▸ **Given exercise**
Go through the material and write it all out exactly, minus the pictures.

╭─ Material supplied

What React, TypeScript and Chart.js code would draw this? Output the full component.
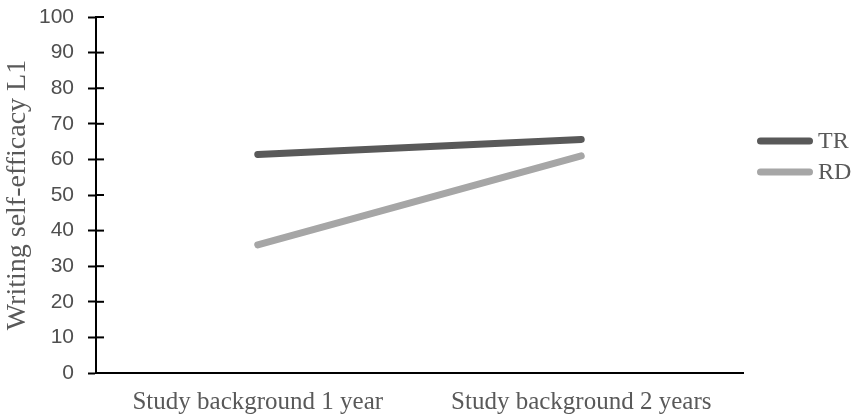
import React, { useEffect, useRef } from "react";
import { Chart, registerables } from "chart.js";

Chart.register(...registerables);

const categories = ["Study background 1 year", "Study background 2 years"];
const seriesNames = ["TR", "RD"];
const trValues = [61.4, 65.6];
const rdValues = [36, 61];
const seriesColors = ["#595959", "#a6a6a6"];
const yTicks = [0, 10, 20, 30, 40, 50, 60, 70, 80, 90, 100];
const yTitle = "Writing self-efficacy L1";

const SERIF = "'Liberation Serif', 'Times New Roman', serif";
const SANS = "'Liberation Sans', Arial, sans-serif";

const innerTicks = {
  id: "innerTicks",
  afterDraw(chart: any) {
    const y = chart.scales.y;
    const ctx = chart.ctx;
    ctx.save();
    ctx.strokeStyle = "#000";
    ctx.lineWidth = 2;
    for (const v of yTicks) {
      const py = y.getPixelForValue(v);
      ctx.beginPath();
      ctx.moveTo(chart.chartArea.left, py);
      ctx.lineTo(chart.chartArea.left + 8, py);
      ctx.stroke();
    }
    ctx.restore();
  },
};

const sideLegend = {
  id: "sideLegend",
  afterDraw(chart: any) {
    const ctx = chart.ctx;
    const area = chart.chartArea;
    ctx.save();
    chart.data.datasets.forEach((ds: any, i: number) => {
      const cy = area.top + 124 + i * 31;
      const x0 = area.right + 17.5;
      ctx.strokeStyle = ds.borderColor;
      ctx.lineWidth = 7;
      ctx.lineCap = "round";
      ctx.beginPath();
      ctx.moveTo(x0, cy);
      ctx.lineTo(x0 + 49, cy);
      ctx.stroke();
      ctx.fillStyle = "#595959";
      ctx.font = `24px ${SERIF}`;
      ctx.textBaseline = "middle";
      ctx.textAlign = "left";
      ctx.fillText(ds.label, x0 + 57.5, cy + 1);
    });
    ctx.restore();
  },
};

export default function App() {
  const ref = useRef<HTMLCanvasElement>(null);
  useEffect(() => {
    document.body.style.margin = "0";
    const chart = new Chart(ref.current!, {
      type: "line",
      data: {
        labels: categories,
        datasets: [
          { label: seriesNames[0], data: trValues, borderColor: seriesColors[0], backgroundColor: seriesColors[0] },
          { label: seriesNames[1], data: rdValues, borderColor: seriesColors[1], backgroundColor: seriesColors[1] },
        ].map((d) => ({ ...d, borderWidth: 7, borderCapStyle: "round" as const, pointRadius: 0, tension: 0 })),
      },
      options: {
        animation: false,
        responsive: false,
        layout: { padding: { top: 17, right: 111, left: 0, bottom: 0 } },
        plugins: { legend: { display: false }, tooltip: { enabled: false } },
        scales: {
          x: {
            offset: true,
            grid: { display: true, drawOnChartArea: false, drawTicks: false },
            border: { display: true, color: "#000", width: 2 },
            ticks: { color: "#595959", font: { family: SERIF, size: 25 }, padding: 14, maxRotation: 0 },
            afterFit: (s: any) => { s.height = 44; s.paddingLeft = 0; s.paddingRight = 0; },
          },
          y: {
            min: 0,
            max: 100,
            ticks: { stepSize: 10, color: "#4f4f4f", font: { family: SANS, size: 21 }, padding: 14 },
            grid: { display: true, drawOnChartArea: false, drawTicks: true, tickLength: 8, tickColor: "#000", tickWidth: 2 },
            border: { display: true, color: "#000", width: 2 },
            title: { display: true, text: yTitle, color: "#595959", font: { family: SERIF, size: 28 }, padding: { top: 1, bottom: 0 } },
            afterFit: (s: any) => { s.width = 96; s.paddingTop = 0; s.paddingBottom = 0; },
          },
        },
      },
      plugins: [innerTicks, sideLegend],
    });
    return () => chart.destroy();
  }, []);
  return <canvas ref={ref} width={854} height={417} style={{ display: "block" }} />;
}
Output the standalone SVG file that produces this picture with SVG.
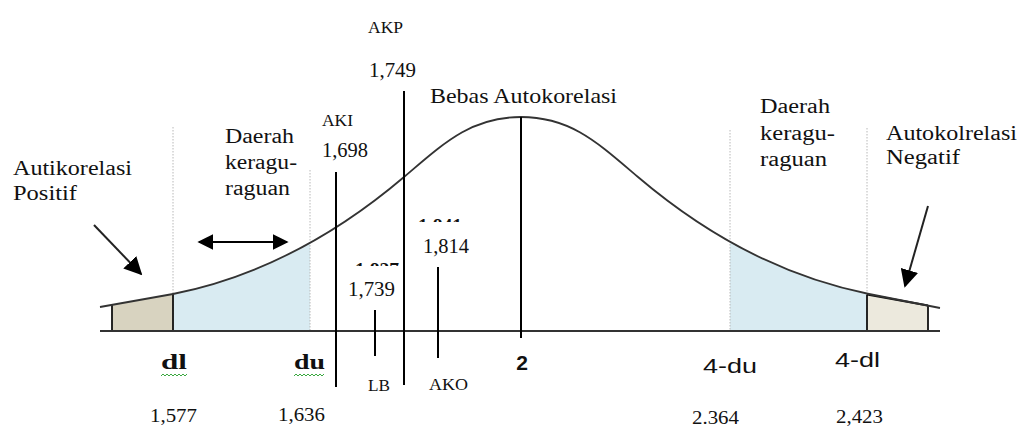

╰─

▸ **Answer to the exercise**
What React, TypeScript and Chart.js code would draw this? Output the full component.
import React, { useEffect, useRef } from "react";
import { Chart, registerables } from "chart.js";

Chart.register(...registerables);

const categories = ["Study background 1 year", "Study background 2 years"];
const seriesNames = ["TR", "RD"];
const trValues = [61.4, 65.6];
const rdValues = [36, 61];
const seriesColors = ["#595959", "#a6a6a6"];
const yTicks = [0, 10, 20, 30, 40, 50, 60, 70, 80, 90, 100];
const yTitle = "Writing self-efficacy L1";

const SERIF = "'Liberation Serif', 'Times New Roman', serif";
const SANS = "'Liberation Sans', Arial, sans-serif";

const innerTicks = {
  id: "innerTicks",
  afterDraw(chart: any) {
    const y = chart.scales.y;
    const ctx = chart.ctx;
    ctx.save();
    ctx.strokeStyle = "#000";
    ctx.lineWidth = 2;
    for (const v of yTicks) {
      const py = y.getPixelForValue(v);
      ctx.beginPath();
      ctx.moveTo(chart.chartArea.left, py);
      ctx.lineTo(chart.chartArea.left + 8, py);
      ctx.stroke();
    }
    ctx.restore();
  },
};

const sideLegend = {
  id: "sideLegend",
  afterDraw(chart: any) {
    const ctx = chart.ctx;
    const area = chart.chartArea;
    ctx.save();
    chart.data.datasets.forEach((ds: any, i: number) => {
      const cy = area.top + 124 + i * 31;
      const x0 = area.right + 17.5;
      ctx.strokeStyle = ds.borderColor;
      ctx.lineWidth = 7;
      ctx.lineCap = "round";
      ctx.beginPath();
      ctx.moveTo(x0, cy);
      ctx.lineTo(x0 + 49, cy);
      ctx.stroke();
      ctx.fillStyle = "#595959";
      ctx.font = `24px ${SERIF}`;
      ctx.textBaseline = "middle";
      ctx.textAlign = "left";
      ctx.fillText(ds.label, x0 + 57.5, cy + 1);
    });
    ctx.restore();
  },
};

export default function App() {
  const ref = useRef<HTMLCanvasElement>(null);
  useEffect(() => {
    document.body.style.margin = "0";
    const chart = new Chart(ref.current!, {
      type: "line",
      data: {
        labels: categories,
        datasets: [
          { label: seriesNames[0], data: trValues, borderColor: seriesColors[0], backgroundColor: seriesColors[0] },
          { label: seriesNames[1], data: rdValues, borderColor: seriesColors[1], backgroundColor: seriesColors[1] },
        ].map((d) => ({ ...d, borderWidth: 7, borderCapStyle: "round" as const, pointRadius: 0, tension: 0 })),
      },
      options: {
        animation: false,
        responsive: false,
        layout: { padding: { top: 17, right: 111, left: 0, bottom: 0 } },
        plugins: { legend: { display: false }, tooltip: { enabled: false } },
        scales: {
          x: {
            offset: true,
            grid: { display: true, drawOnChartArea: false, drawTicks: false },
            border: { display: true, color: "#000", width: 2 },
            ticks: { color: "#595959", font: { family: SERIF, size: 25 }, padding: 14, maxRotation: 0 },
            afterFit: (s: any) => { s.height = 44; s.paddingLeft = 0; s.paddingRight = 0; },
          },
          y: {
            min: 0,
            max: 100,
            ticks: { stepSize: 10, color: "#4f4f4f", font: { family: SANS, size: 21 }, padding: 14 },
            grid: { display: true, drawOnChartArea: false, drawTicks: true, tickLength: 8, tickColor: "#000", tickWidth: 2 },
            border: { display: true, color: "#000", width: 2 },
            title: { display: true, text: yTitle, color: "#595959", font: { family: SERIF, size: 28 }, padding: { top: 1, bottom: 0 } },
            afterFit: (s: any) => { s.width = 96; s.paddingTop = 0; s.paddingBottom = 0; },
          },
        },
      },
      plugins: [innerTicks, sideLegend],
    });
    return () => chart.destroy();
  }, []);
  return <canvas ref={ref} width={854} height={417} style={{ display: "block" }} />;
}
Output the standalone SVG file that produces this picture with SVG.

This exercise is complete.